Andrew J. Rotherham and Sara Mead
Education Sector, February, 2006
This report takes a hard look at what it means to make Newsweek’s recent list of best high schools in America. Newsweek’s rankings are generated using a fairly simple measure—the Challenge Index, which is determined by dividing the number of Advanced Placement (AP) tests and International Baccalaureate (IB) tests taken at a particular school by the number of graduating seniors. Rotherham and Mead argue the Challenge Index ignores key data on achievement gaps and overall graduation rates (i.e., the number of students who should have graduated). Consequently, schools with achievement gaps as high as 56 percentage points in reading between economically disadvantaged students and their more affluent peers can still make the list. This explains why of the top schools making the Newsweek list, the average graduation rate for African American students was only a mediocre 71 percent. Couple these figures with the fact that AP and IB tests are often taken by a disproportionately small number of students and the list seems even more suspect. Rotherham and Mead recommend creating a more comprehensive metric that includes AYP data for student subgroups or even a panel of professionals to evaluate the rankings.  

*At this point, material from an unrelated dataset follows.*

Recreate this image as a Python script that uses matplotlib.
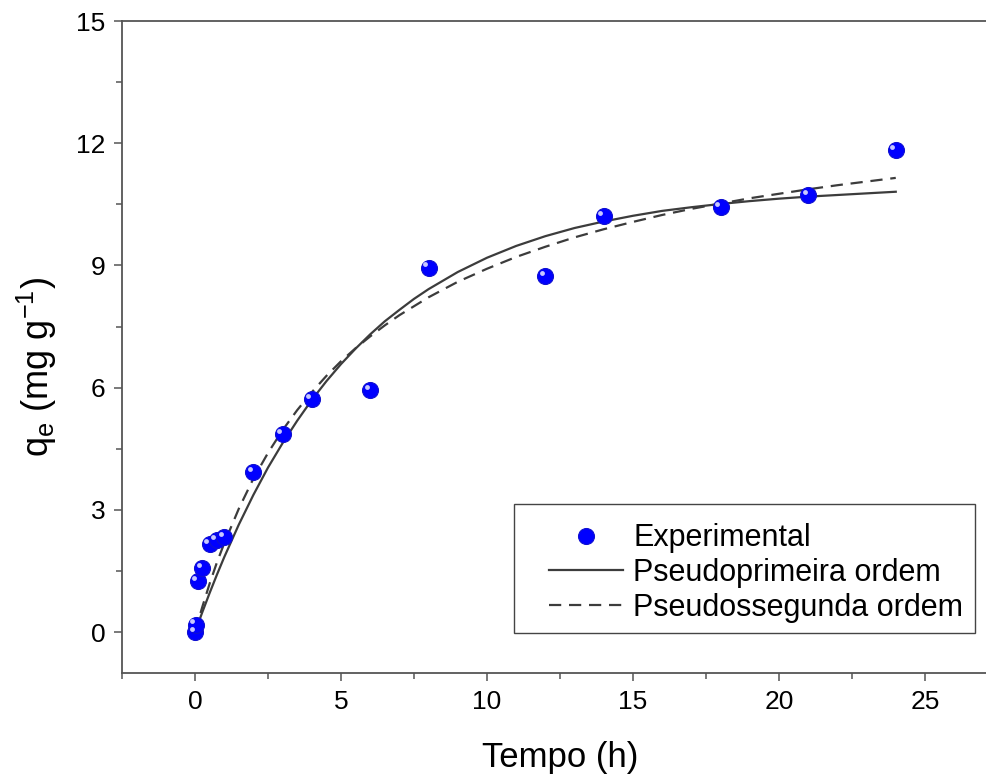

Jay Mathews, a Washington Post columnist and creator of the Challenge Index, offers a rebuttal to the report. He agrees that the Challenge Index is both narrow and simple—that’s the point. If achievement gap and graduation numbers were considered in the calculations, he contends, few inner city schools would ever make the list. To be sure, fairly measuring high school quality is no easy task. But excluding key indicators of school performance for the sake of simplicity doesn’t serve the “best” interests of readers, schools, or students.